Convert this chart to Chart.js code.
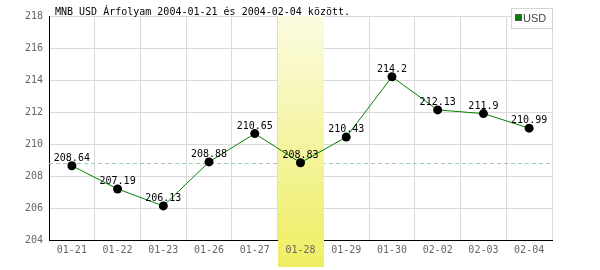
<!DOCTYPE html>
<html lang="hu">
<head>
<meta charset="utf-8">
<title>MNB USD árfolyam</title>
<script src="https://cdn.jsdelivr.net/npm/chart.js@4/dist/chart.umd.min.js"></script>
<style>
  html, body { margin: 0; padding: 0; background: #fff; }
  #wrap { width: 600px; height: 270px; }
</style>
</head>
<body>
<div id="wrap"><canvas id="myChart"></canvas></div>
<script>
// adatok
var titleText = 'MNB USD Árfolyam 2004-01-21 és 2004-02-04 között.';
var seriesName = 'USD';
var days = ['01-21', '01-22', '01-23', '01-26', '01-27', '01-28', '01-29', '01-30', '02-02', '02-03', '02-04'];
var rates = [208.64, 207.19, 206.13, 208.88, 210.65, 208.83, 210.43, 214.2, 212.13, 211.9, 210.99];
var rateLabels = ['208.64', '207.19', '206.13', '208.88', '210.65', '208.83', '210.43', '214.2', '212.13', '211.9', '210.99'];
var highlightIndex = 5;
var yMin = 204, yMax = 218, yStep = 2;

var mono = 'DejaVu Sans Mono';

// kiemelt oszlop + szaggatott vonal, feliratok, cím, jelmagyarázat
var extras = {
    id: 'extras',
    beforeDatasetsDraw: function (chart) {
        var c = chart.ctx, a = chart.chartArea;
        var x = chart.scales.x, y = chart.scales.y;
        // szaggatott vonal a kiemelt nap értékénél
        var yy = Math.round(y.getPixelForValue(rates[highlightIndex])) + 0.5;
        c.save();
        c.strokeStyle = '#a3cfa3';
        c.lineWidth = 1;
        c.setLineDash([4, 3]);
        c.beginPath();
        c.moveTo(a.left, yy);
        c.lineTo(a.right, yy);
        c.stroke();
        c.restore();
        // sárga oszlop
        var w = (a.right - a.left) / days.length;
        var cx = x.getPixelForValue(highlightIndex);
        var bottom = chart.height - 3;
        var g = c.createLinearGradient(0, a.top, 0, bottom);
        g.addColorStop(0, '#fbfbe2');
        g.addColorStop(1, '#eeee62');
        c.save();
        c.fillStyle = g;
        c.fillRect(Math.round(cx - w / 2), a.top, Math.round(w), bottom - a.top);
        c.restore();
    },
    afterDatasetsDraw: function (chart) {
        var c = chart.ctx;
        var meta = chart.getDatasetMeta(0);
        c.save();
        c.font = '10px "' + mono + '"';
        c.fillStyle = '#000';
        c.textAlign = 'center';
        c.textBaseline = 'alphabetic';
        meta.data.forEach(function (p, i) {
            c.fillText(rateLabels[i], p.x, p.y - 5);
        });
        c.restore();
    },
    afterDraw: function (chart) {
        var c = chart.ctx;
        c.save();
        // cím
        c.font = '10px "' + mono + '"';
        c.fillStyle = '#000';
        c.textAlign = 'left';
        c.textBaseline = 'alphabetic';
        c.fillText(titleText, 55, 15);
        // jelmagyarázat
        c.fillStyle = '#fff';
        c.fillRect(511, 8, 41, 20);
        c.strokeStyle = '#d4d4d4';
        c.lineWidth = 1;
        c.strokeRect(511.5, 8.5, 41, 20);
        c.fillStyle = '#008000';
        c.fillRect(515, 15, 6, 6);
        c.strokeStyle = '#555';
        c.strokeRect(515.5, 14.5, 6, 6);
        c.fillStyle = '#444';
        c.font = '11px "Liberation Sans Narrow", "Liberation Sans", sans-serif';
        c.textBaseline = 'middle';
        c.fillText(seriesName, 523, 18.5);
        c.restore();
    }
};

var ctx = document.getElementById('myChart').getContext('2d');
var chart = new Chart(ctx, {
    type: 'line',
    data: {
        labels: days,
        datasets: [{
            label: seriesName,
            data: rates,
            borderColor: '#008000',
            borderWidth: 1,
            backgroundColor: '#000',
            pointBackgroundColor: '#000',
            pointBorderColor: '#000',
            pointBorderWidth: 0,
            pointRadius: 4.5,
            tension: 0,
            fill: false
        }]
    },
    options: {
        responsive: true,
        maintainAspectRatio: false,
        animation: false,
        layout: { padding: { top: 16, right: 48, left: 0, bottom: 0 } },
        plugins: {
            legend: { display: false },
            title: { display: false },
            tooltip: { enabled: false }
        },
        scales: {
            x: {
                offset: true,
                grid: { offset: true, color: '#dadada', drawTicks: false },
                border: { color: '#000', width: 1 },
                ticks: {
                    z: 1,
                    color: '#666',
                    padding: 4,
                    maxRotation: 0,
                    autoSkip: false,
                    font: { family: mono, size: 10 }
                },
                afterFit: function (s) { s.height = 30; }
            },
            y: {
                min: yMin,
                max: yMax,
                grid: { color: '#dadada', drawTicks: false },
                border: { color: '#000', width: 1 },
                ticks: {
                    stepSize: yStep,
                    color: '#666',
                    padding: 6,
                    font: { family: mono, size: 10 }
                },
                afterFit: function (s) { s.width = 49; }
            }
        }
    },
    plugins: [extras]
});
</script>
</body>
</html>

▶ **Work to complete**: All the material shown above is to be copied exactly, with no pictures carried over.

▶ **Solution to this exercise**:
Convert this chart to Chart.js code.
<!DOCTYPE html>
<html lang="hu">
<head>
<meta charset="utf-8">
<title>MNB USD árfolyam</title>
<script src="https://cdn.jsdelivr.net/npm/chart.js@4/dist/chart.umd.min.js"></script>
<style>
  html, body { margin: 0; padding: 0; background: #fff; }
  #wrap { width: 600px; height: 270px; }
</style>
</head>
<body>
<div id="wrap"><canvas id="myChart"></canvas></div>
<script>
// adatok
var titleText = 'MNB USD Árfolyam 2004-01-21 és 2004-02-04 között.';
var seriesName = 'USD';
var days = ['01-21', '01-22', '01-23', '01-26', '01-27', '01-28', '01-29', '01-30', '02-02', '02-03', '02-04'];
var rates = [208.64, 207.19, 206.13, 208.88, 210.65, 208.83, 210.43, 214.2, 212.13, 211.9, 210.99];
var rateLabels = ['208.64', '207.19', '206.13', '208.88', '210.65', '208.83', '210.43', '214.2', '212.13', '211.9', '210.99'];
var highlightIndex = 5;
var yMin = 204, yMax = 218, yStep = 2;

var mono = 'DejaVu Sans Mono';

// kiemelt oszlop + szaggatott vonal, feliratok, cím, jelmagyarázat
var extras = {
    id: 'extras',
    beforeDatasetsDraw: function (chart) {
        var c = chart.ctx, a = chart.chartArea;
        var x = chart.scales.x, y = chart.scales.y;
        // szaggatott vonal a kiemelt nap értékénél
        var yy = Math.round(y.getPixelForValue(rates[highlightIndex])) + 0.5;
        c.save();
        c.strokeStyle = '#a3cfa3';
        c.lineWidth = 1;
        c.setLineDash([4, 3]);
        c.beginPath();
        c.moveTo(a.left, yy);
        c.lineTo(a.right, yy);
        c.stroke();
        c.restore();
        // sárga oszlop
        var w = (a.right - a.left) / days.length;
        var cx = x.getPixelForValue(highlightIndex);
        var bottom = chart.height - 3;
        var g = c.createLinearGradient(0, a.top, 0, bottom);
        g.addColorStop(0, '#fbfbe2');
        g.addColorStop(1, '#eeee62');
        c.save();
        c.fillStyle = g;
        c.fillRect(Math.round(cx - w / 2), a.top, Math.round(w), bottom - a.top);
        c.restore();
    },
    afterDatasetsDraw: function (chart) {
        var c = chart.ctx;
        var meta = chart.getDatasetMeta(0);
        c.save();
        c.font = '10px "' + mono + '"';
        c.fillStyle = '#000';
        c.textAlign = 'center';
        c.textBaseline = 'alphabetic';
        meta.data.forEach(function (p, i) {
            c.fillText(rateLabels[i], p.x, p.y - 5);
        });
        c.restore();
    },
    afterDraw: function (chart) {
        var c = chart.ctx;
        c.save();
        // cím
        c.font = '10px "' + mono + '"';
        c.fillStyle = '#000';
        c.textAlign = 'left';
        c.textBaseline = 'alphabetic';
        c.fillText(titleText, 55, 15);
        // jelmagyarázat
        c.fillStyle = '#fff';
        c.fillRect(511, 8, 41, 20);
        c.strokeStyle = '#d4d4d4';
        c.lineWidth = 1;
        c.strokeRect(511.5, 8.5, 41, 20);
        c.fillStyle = '#008000';
        c.fillRect(515, 15, 6, 6);
        c.strokeStyle = '#555';
        c.strokeRect(515.5, 14.5, 6, 6);
        c.fillStyle = '#444';
        c.font = '11px "Liberation Sans Narrow", "Liberation Sans", sans-serif';
        c.textBaseline = 'middle';
        c.fillText(seriesName, 523, 18.5);
        c.restore();
    }
};

var ctx = document.getElementById('myChart').getContext('2d');
var chart = new Chart(ctx, {
    type: 'line',
    data: {
        labels: days,
        datasets: [{
            label: seriesName,
            data: rates,
            borderColor: '#008000',
            borderWidth: 1,
            backgroundColor: '#000',
            pointBackgroundColor: '#000',
            pointBorderColor: '#000',
            pointBorderWidth: 0,
            pointRadius: 4.5,
            tension: 0,
            fill: false
        }]
    },
    options: {
        responsive: true,
        maintainAspectRatio: false,
        animation: false,
        layout: { padding: { top: 16, right: 48, left: 0, bottom: 0 } },
        plugins: {
            legend: { display: false },
            title: { display: false },
            tooltip: { enabled: false }
        },
        scales: {
            x: {
                offset: true,
                grid: { offset: true, color: '#dadada', drawTicks: false },
                border: { color: '#000', width: 1 },
                ticks: {
                    z: 1,
                    color: '#666',
                    padding: 4,
                    maxRotation: 0,
                    autoSkip: false,
                    font: { family: mono, size: 10 }
                },
                afterFit: function (s) { s.height = 30; }
            },
            y: {
                min: yMin,
                max: yMax,
                grid: { color: '#dadada', drawTicks: false },
                border: { color: '#000', width: 1 },
                ticks: {
                    stepSize: yStep,
                    color: '#666',
                    padding: 6,
                    font: { family: mono, size: 10 }
                },
                afterFit: function (s) { s.width = 49; }
            }
        }
    },
    plugins: [extras]
});
</script>
</body>
</html>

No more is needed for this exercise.